**WHAT YOU SHOULD DO**:
Retype every line from the start of the data down to and including the line with "vals = np.array(values)". Skip the pictures.

------------------------------------------------------------

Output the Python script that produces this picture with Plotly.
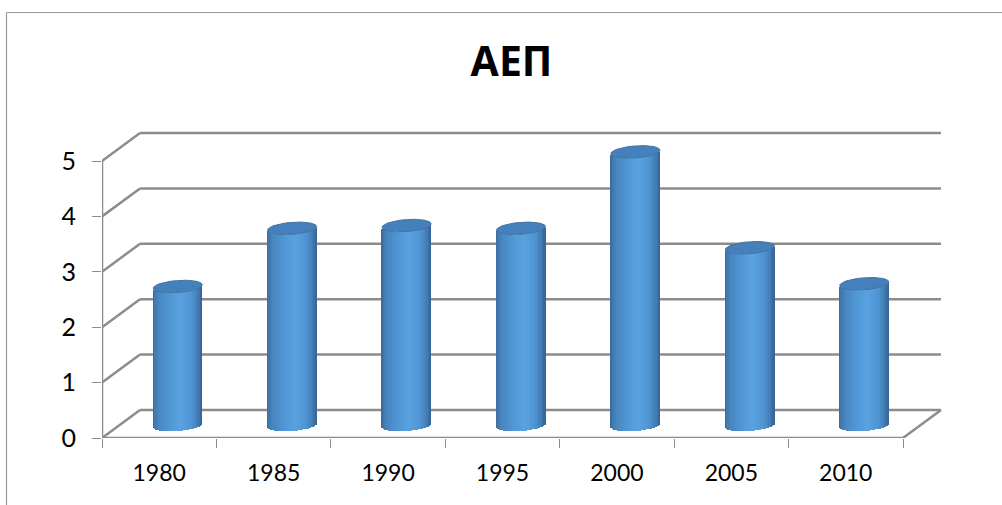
import numpy as np
import plotly.graph_objects as go

# ---- data ----
years = ["1980", "1985", "1990", "1995", "2000", "2005", "2010"]
values = [2.5, 3.55, 3.6, 3.55, 4.93, 3.2, 2.55]
y_ticks = [0, 1, 2, 3, 4, 5]

# ---- plot box (pixels in the 1002x505 page) ----
W, H = 1002, 505
L, R, T, B = 102, 943, 131, 438
CAT_PX = (903 - 102) / 7
UNIT_PX = (438 - 161) / 5
DX = 38 / CAT_PX      # depth offset of the back wall
DY = 28 / UNIT_PX
BAR_W = 49 / CAT_PX
BAR_OFF = 18.5 / CAT_PX
BAR_BASE = 13 / UNIT_PX
RY = 6 / UNIT_PX
TILT = 1.7 / UNIT_PX
STRIPS = 36

xr = [-0.5, -0.5 + (R - L) / CAT_PX]
yr = [0, (B - T) / UNIT_PX]
GREY = "#8c8c8c"
LEFT, RIGHT = -0.5, 6.5


def shade(t):
    stops_t = [-1.0, -0.92, -0.75, -0.35, 0.15, 0.6, 0.88, 1.0]
    r = [58, 66, 72, 80, 90, 80, 66, 54]
    g = [104, 120, 134, 150, 162, 148, 122, 98]
    b = [150, 174, 192, 212, 226, 210, 178, 146]
    return "rgb(%d,%d,%d)" % (np.interp(t, stops_t, r), np.interp(t, stops_t, g), np.interp(t, stops_t, b))


fig = go.Figure()
idx = np.arange(len(years))
vals = np.array(values)

# cylinder bodies as narrow strips
ts = (np.arange(STRIPS) + 0.5) / STRIPS * 2 - 1
for t in ts:
    arc = RY * np.sqrt(1 - t * t)
    fig.add_trace(go.Bar(
        x=idx + BAR_OFF + t * BAR_W / 2,
        y=vals,
        base=BAR_BASE + t * TILT - arc,
        width=BAR_W / STRIPS * 1.25,
        marker=dict(color=shade(t), line=dict(width=0)),
        showlegend=False, hoverinfo="skip",
    ))

# cylinder caps
th = np.linspace(0, 2 * np.pi, 61)
for i, v in zip(idx, vals):
    cx = i + BAR_OFF + np.cos(th) * BAR_W / 2
    cy = v + BAR_BASE + np.sin(th) * RY + np.cos(th) * TILT
    fig.add_trace(go.Scatter(
        x=cx, y=cy, mode="lines", fill="toself", fillcolor="#4480bb",
        line=dict(color="#44729f", width=1), showlegend=False, hoverinfo="skip",
    ))

# walls, floor, axes
shapes = []
def seg(x0, y0, x1, y1):
    shapes.append(dict(type="line", xref="x", yref="y", x0=x0, y0=y0, x1=x1, y1=y1,
                       line=dict(color=GREY, width=2.5), layer="below"))

for v in y_ticks:
    seg(LEFT + DX, v + DY, RIGHT + DX, v + DY)
    seg(LEFT, v, LEFT + DX, v + DY)
seg(LEFT, 0, RIGHT, 0)
seg(LEFT, 0, LEFT, y_ticks[-1])
seg(RIGHT, 0, RIGHT + DX, DY)

# chart-area border: only top and left edges are visible in the crop
pw, ph = R - L, B - T
for x0, y0, x1, y1 in [(6.5, 12.5, 1010, 12.5), (6.5, 12.5, 6.5, 520)]:
    shapes.append(dict(type="line", xref="paper", yref="paper",
                       x0=(x0 - L) / pw, x1=(x1 - L) / pw,
                       y0=(B - y0) / ph, y1=(B - y1) / ph,
                       line=dict(color="#9a9a9a", width=1.2), layer="below"))

fig.update_layout(
    width=W, height=H, autosize=False,
    margin=dict(l=L, r=W - R, t=T, b=H - B, pad=0),
    paper_bgcolor="white", plot_bgcolor="rgba(0,0,0,0)",
    barmode="overlay", bargap=0,
    shapes=shapes,
    font=dict(family="Lato, 'Noto Sans', sans-serif", color="black", size=23),
    title=dict(text="<b>ΑΕΠ</b>", x=511.5 / W, xanchor="center", y=1 - 62 / H, yanchor="middle",
               font=dict(family="'Open Sans', 'Noto Sans', sans-serif", size=41, color="black")),
    xaxis=dict(
        range=xr, showgrid=False, zeroline=False, showline=False,
        tickmode="array", tickvals=list(idx), ticktext=years, ticks="",
        ticklabelstandoff=19, tickfont=dict(size=23),
        minor=dict(tickmode="array", tickvals=[k - 0.5 for k in range(len(years) + 1)],
                   ticks="outside", ticklen=9, tickwidth=1.2, tickcolor=GREY, showgrid=False),
    ),
    yaxis=dict(
        range=yr, showgrid=False, zeroline=False, showline=False,
        tickmode="array", tickvals=y_ticks, ticks="outside", ticklen=9, tickwidth=1.2,
        tickcolor=GREY, ticklabelstandoff=11, tickfont=dict(size=25),
    ),
)
fig.write_html("out.html", config={"displayModeBar": False},
               post_script="document.body.style.margin='0';document.documentElement.style.overflow='hidden';")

------------------------------------------------------------

**TASK RESPONSE**:
Output the Python script that produces this picture with Plotly.
import numpy as np
import plotly.graph_objects as go

# ---- data ----
years = ["1980", "1985", "1990", "1995", "2000", "2005", "2010"]
values = [2.5, 3.55, 3.6, 3.55, 4.93, 3.2, 2.55]
y_ticks = [0, 1, 2, 3, 4, 5]

# ---- plot box (pixels in the 1002x505 page) ----
W, H = 1002, 505
L, R, T, B = 102, 943, 131, 438
CAT_PX = (903 - 102) / 7
UNIT_PX = (438 - 161) / 5
DX = 38 / CAT_PX      # depth offset of the back wall
DY = 28 / UNIT_PX
BAR_W = 49 / CAT_PX
BAR_OFF = 18.5 / CAT_PX
BAR_BASE = 13 / UNIT_PX
RY = 6 / UNIT_PX
TILT = 1.7 / UNIT_PX
STRIPS = 36

xr = [-0.5, -0.5 + (R - L) / CAT_PX]
yr = [0, (B - T) / UNIT_PX]
GREY = "#8c8c8c"
LEFT, RIGHT = -0.5, 6.5


def shade(t):
    stops_t = [-1.0, -0.92, -0.75, -0.35, 0.15, 0.6, 0.88, 1.0]
    r = [58, 66, 72, 80, 90, 80, 66, 54]
    g = [104, 120, 134, 150, 162, 148, 122, 98]
    b = [150, 174, 192, 212, 226, 210, 178, 146]
    return "rgb(%d,%d,%d)" % (np.interp(t, stops_t, r), np.interp(t, stops_t, g), np.interp(t, stops_t, b))


fig = go.Figure()
idx = np.arange(len(years))
vals = np.array(values)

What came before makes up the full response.